Do this :: The material below holds pictures; leave them out and reproduce exactly the lines from the one with "Give me the" through the one with "import seaborn as sns", inclusive.

Data for this exercise ::

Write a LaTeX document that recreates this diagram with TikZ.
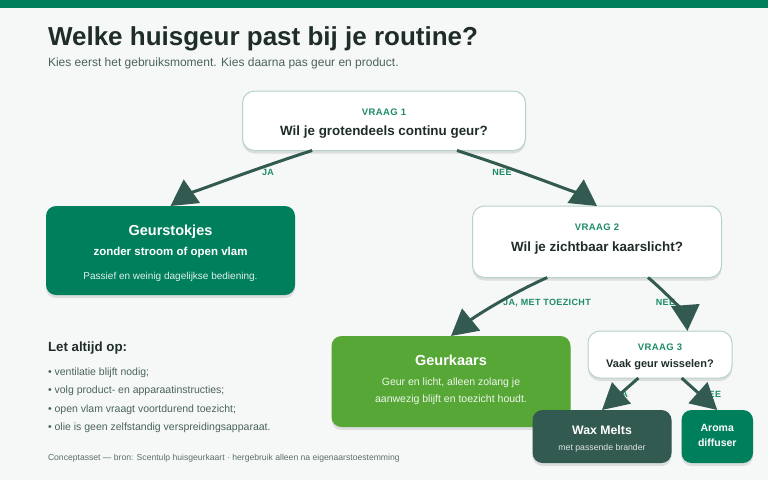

---

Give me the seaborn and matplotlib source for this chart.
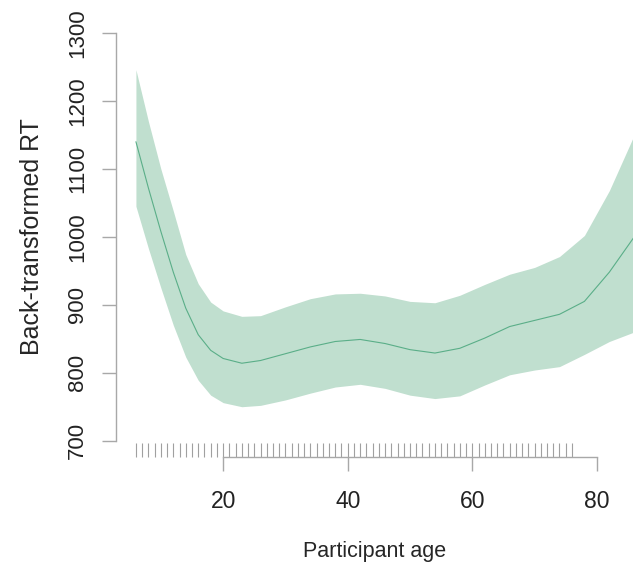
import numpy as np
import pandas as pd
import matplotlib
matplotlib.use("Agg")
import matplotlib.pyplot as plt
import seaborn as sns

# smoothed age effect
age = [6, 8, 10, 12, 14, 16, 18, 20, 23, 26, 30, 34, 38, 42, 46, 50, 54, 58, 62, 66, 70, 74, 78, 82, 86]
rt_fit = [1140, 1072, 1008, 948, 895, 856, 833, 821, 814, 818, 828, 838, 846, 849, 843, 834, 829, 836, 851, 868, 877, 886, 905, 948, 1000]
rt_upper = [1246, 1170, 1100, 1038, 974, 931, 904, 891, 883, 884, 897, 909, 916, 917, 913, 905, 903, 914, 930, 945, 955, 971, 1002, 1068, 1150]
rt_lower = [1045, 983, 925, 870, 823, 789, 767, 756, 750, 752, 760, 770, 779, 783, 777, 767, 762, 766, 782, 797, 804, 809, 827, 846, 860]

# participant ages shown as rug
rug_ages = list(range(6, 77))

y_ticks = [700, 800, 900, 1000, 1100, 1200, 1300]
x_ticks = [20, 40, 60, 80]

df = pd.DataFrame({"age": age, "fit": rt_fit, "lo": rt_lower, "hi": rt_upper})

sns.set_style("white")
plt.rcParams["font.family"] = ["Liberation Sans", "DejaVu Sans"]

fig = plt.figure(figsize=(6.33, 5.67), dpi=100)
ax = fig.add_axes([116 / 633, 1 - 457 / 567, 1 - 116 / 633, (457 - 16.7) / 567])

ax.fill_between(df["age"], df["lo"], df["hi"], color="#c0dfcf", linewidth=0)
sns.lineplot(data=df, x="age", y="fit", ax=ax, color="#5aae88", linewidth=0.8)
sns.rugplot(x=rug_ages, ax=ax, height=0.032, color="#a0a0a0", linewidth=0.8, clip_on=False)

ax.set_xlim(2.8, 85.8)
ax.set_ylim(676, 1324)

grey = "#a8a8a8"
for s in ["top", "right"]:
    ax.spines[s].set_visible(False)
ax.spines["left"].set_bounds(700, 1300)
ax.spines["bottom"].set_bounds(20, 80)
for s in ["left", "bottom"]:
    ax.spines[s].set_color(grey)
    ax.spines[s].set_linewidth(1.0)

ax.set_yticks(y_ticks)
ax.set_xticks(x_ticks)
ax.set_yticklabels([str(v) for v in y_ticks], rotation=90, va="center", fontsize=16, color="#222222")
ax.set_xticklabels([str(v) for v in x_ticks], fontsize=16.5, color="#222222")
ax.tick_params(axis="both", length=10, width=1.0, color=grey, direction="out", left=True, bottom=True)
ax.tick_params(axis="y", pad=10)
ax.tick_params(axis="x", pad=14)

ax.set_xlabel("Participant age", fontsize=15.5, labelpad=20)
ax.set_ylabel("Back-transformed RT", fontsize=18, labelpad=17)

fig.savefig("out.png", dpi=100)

Solved exercise ::
Give me the seaborn and matplotlib source for this chart.
import numpy as np
import pandas as pd
import matplotlib
matplotlib.use("Agg")
import matplotlib.pyplot as plt
import seaborn as sns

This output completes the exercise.